Building a Stir Plate

Since we are graduating to 10 Gallon All Grain batches, we need to create yeast starters.  Otherwise the cost of yeast is crazy.  By creating a starter, we only need to purchase one package of yeast for most brews, instead of 2 or more.  To create a starter most efficiently, you need a stir plate.  This will stir the yeast, oxygenating it and propagating yeast growth.  A constant stir also knocks the carbon dioxide out of suspension.  Carbon dioxide is a by-product of yeast growth and also inhibits yeast growth.

Stir plates are expensive!  The least expensive one I could find was $50.  I can do better than that, I’ll build one!  There are plenty of tutorials online and It seems to be a very simple DIY project.

Start here at Home Brew

First step, gather parts.

The fan is an 80mm Case fan pulled from a dead PC
Power adapter is a 12v adapter I had laying around.  The fan is a 12v fan, so this is perfect.
I had a package of fender washers, so I used one from the package.

I purchased the rest.  First from Amazon:
4.7 x 4.7 x 2.2 project box – $8.44
10 Neodymium Magnets – $5.86
Zalman Fanmate 2 – $7.80
1 x 3/8 inch octagonal spin bar – $6.40

Then from The Home Depot:
8-32 x 2 inch Flat Head machine screw 4-pack – $1.18
8-32 Zinc plated nut 12-pack – $1.18

Total cost:   $30.78

The bag of screws also came with four nuts, but we needed 8 total for this project, making the bag of nuts necessary.

So, in opening the project box, we find the screws for the top.  The holes on the lid of the box are recessed.  The walls of the box are thick and solid.

I set the fan in the box, found where I wanted it and used a slender, long shaft Phillips head screwdriver to mark the holes for the fan.  I tapped the screwdriver with a hammer to ensure a mark I could see when I removed the fan.  I then drilled a 1/8 inch hole on all four marks.  Insert the screws from underneath and tighten a nut from above.  Screw four more nuts onto the screws to the approximate thickness of the fan. Place the fan on the screws.

Now that the fan is in place, move on to the wiring.  A Dremel tool makes quick work of the rectangular opening for the Fanmate wire harness.  Slide the connector out from inside.  Use your 1/8 drill bit to make the hole for the power adapter.  Cut the end off the adapter and pass the wires through the hole:

Connect the fan to the harness:

Connect the power adapter to the harness (remove the connector on the harness to do this).  Find the center of the fan hub and place the fender washer.   Place one drop of super glue in the center of the washer to test center placement.  Plug the power adapter in and observe the washer.  If it spins in a perfect circle, then add super glue to the outside of the washer.  If it does not then adjust and try again.  Once you are centered, place two of the magnets on opposite sides of the washer.  Remember to flip one so that opposite poles are facing up for each magnet.

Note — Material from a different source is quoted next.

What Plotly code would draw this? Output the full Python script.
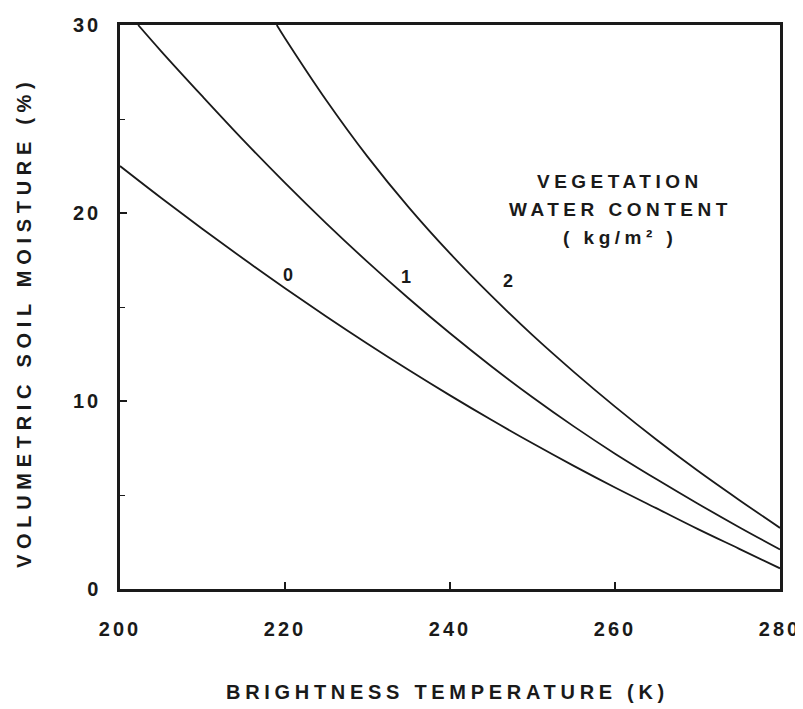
import plotly.graph_objects as go

# Brightness temperature (K) and volumetric soil moisture (%)
t_w0 = [200, 205, 210, 215, 220, 225, 230, 235, 240, 245, 250, 255, 260, 265, 270, 275, 280]
sm_w0 = [22.5, 20.8, 19.15, 17.55, 16.0, 14.5, 13.05, 11.65, 10.3, 9.0, 7.75, 6.55, 5.4, 4.3, 3.2, 2.15, 1.1]

t_w1 = [202.2, 205, 210, 215, 220, 225, 230, 235, 240, 245, 250, 255, 260, 265, 270, 275, 280]
sm_w1 = [30.0, 28.6, 26.2, 23.85, 21.6, 19.45, 17.4, 15.45, 13.6, 11.85, 10.2, 8.65, 7.2, 5.85, 4.55, 3.3, 2.1]

t_w2 = [219.0, 220, 225, 230, 235, 240, 245, 250, 255, 260, 265, 270, 275, 280]
sm_w2 = [30.0, 29.3, 26.0, 23.0, 20.3, 17.85, 15.6, 13.5, 11.55, 9.7, 7.95, 6.3, 4.75, 3.25]

curve_labels = ["0", "1", "2"]
label_t = [220.4, 234.7, 247.0]
label_sm = [16.7, 16.6, 16.4]

x_ticks = [200, 220, 240, 260, 280]
x_tick_text = ["200", "220", "240", "260", "280"]
y_ticks = [0, 10, 20, 30]
y_tick_text = ["0", "10", "20", "30"]

x_title = "BRIGHTNESS TEMPERATURE (K)"
y_title = "VOLUMETRIC SOIL MOISTURE (%)"
legend_lines = ["VEGETATION", "WATER CONTENT", "( kg/m² )"]

FONT = "Liberation Sans, Arial, sans-serif"
INK = "#1a1a1a"

# the page body has an 8px margin, so the figure is drawn 8px in from the corner
OFF = 8
W, H = 803 - OFF, 709 - OFF
ml, mr, mt, mb = 120 - OFF, 23, 25 - OFF, 120
pw, ph = W - ml - mr, H - mt - mb


def spaced(s, px):
    return f'<span style="letter-spacing:{px}px">{s}</span>'


def px_to_paper(x, y):
    # x, y are screenshot pixels
    return (x - OFF - ml) / pw, 1 - (y - OFF - mt) / ph


fig = go.Figure()
for tx, sy in [(t_w0, sm_w0), (t_w1, sm_w1), (t_w2, sm_w2)]:
    fig.add_trace(go.Scatter(
        x=tx, y=sy, mode="lines",
        line=dict(color=INK, width=1.8, shape="spline", smoothing=1.0),
        showlegend=False, hoverinfo="skip",
    ))

for lab, lx, ly in zip(curve_labels, label_t, label_sm):
    fig.add_annotation(x=lx, y=ly, xref="x", yref="y", text=f"<b>{lab}</b>",
                       xanchor="center", yanchor="middle",
                       showarrow=False, font=dict(family=FONT, size=18, color=INK))

for i, line in enumerate(legend_lines):
    px_, py_ = px_to_paper(620, 181 + 28.5 * i)
    fig.add_annotation(x=px_, y=py_, xref="paper", yref="paper",
                       xanchor="center", yanchor="middle",
                       text=f"<b>{spaced(line, 4.5)}</b>", showarrow=False,
                       font=dict(family=FONT, size=19, color=INK))

px_, py_ = px_to_paper(447, 692)
fig.add_annotation(x=px_, y=py_, xref="paper", yref="paper", xanchor="center", yanchor="middle",
                   text=f"<b>{spaced(x_title, 4.7)}</b>", showarrow=False,
                   font=dict(family=FONT, size=20, color=INK))
px_, py_ = px_to_paper(24, 323)
fig.add_annotation(x=px_, y=py_, xref="paper", yref="paper", xanchor="center", yanchor="middle",
                   text=f"<b>{spaced(y_title, 5.7)}</b>", showarrow=False,
                   textangle=-90, font=dict(family=FONT, size=20, color=INK))

fig.update_layout(
    width=W, height=H,
    margin=dict(l=ml, r=mr, t=mt, b=mb, autoexpand=False),
    plot_bgcolor="white", paper_bgcolor="white",
    font=dict(family=FONT, color=INK),
    showlegend=False,
)
fig.update_xaxes(
    range=[200, 280], tickvals=x_ticks,
    ticktext=[f"<b>{spaced(s, 3)}</b>" for s in x_tick_text],
    ticks="inside", ticklen=7, tickwidth=1.5, tickcolor=INK,
    showline=True, linewidth=2.5, linecolor=INK, mirror=True,
    showgrid=False, zeroline=False, automargin=False,
    tickfont=dict(family=FONT, size=20, color=INK),
    ticklabelstandoff=20,
)
fig.update_yaxes(
    range=[0, 30], tickvals=y_ticks,
    ticktext=[f"<b>{spaced(s, 3)}</b>" for s in y_tick_text],
    ticks="inside", ticklen=7, tickwidth=1.5, tickcolor=INK,
    minor=dict(tickvals=[5, 15, 25], ticks="inside", ticklen=5, tickwidth=1.2, tickcolor=INK),
    showline=True, linewidth=2.5, linecolor=INK, mirror=True,
    showgrid=False, zeroline=False, automargin=False,
    tickfont=dict(family=FONT, size=20, color=INK),
    ticklabelstandoff=12,
)

fig.write_html("out.html")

Neat Wires are Happy Wires!

Put the lid on the box.  Find whichever vessel you will use for your starter.  In my case, I am using a 2000ml Erlenmeyer Flask.  Fill about halfway and drop in your spinbar.  You may have to move your vessel a bit until the spinbar “sets” itself by attracting the magnets on the fan.

Turn on your stirplate  and watch the funnel form!  The reason for the fan controller is to start the rotation slowly and turn it up so as not to throw the spinbar.

Now that the test run was successful, Open up the hole for the power jack.

Insert a DC Jack and solder the wires in place.The jack used here was part of the 10-pack I ordered for the Pump Controller box.

Here’s the vortex I get from the lowest setting:

And the highest setting:

This puts the total cost of the stirplate at $30.86, at least a $20 savings.  I can live with that.

The Flask can be found here:

While stirring, I will be using a 3-piece airlock and a drilled rubber stopper from a Better Bottle which fits this flask perfectly and I had lying around.  If you need one, you can use a #10 stopper.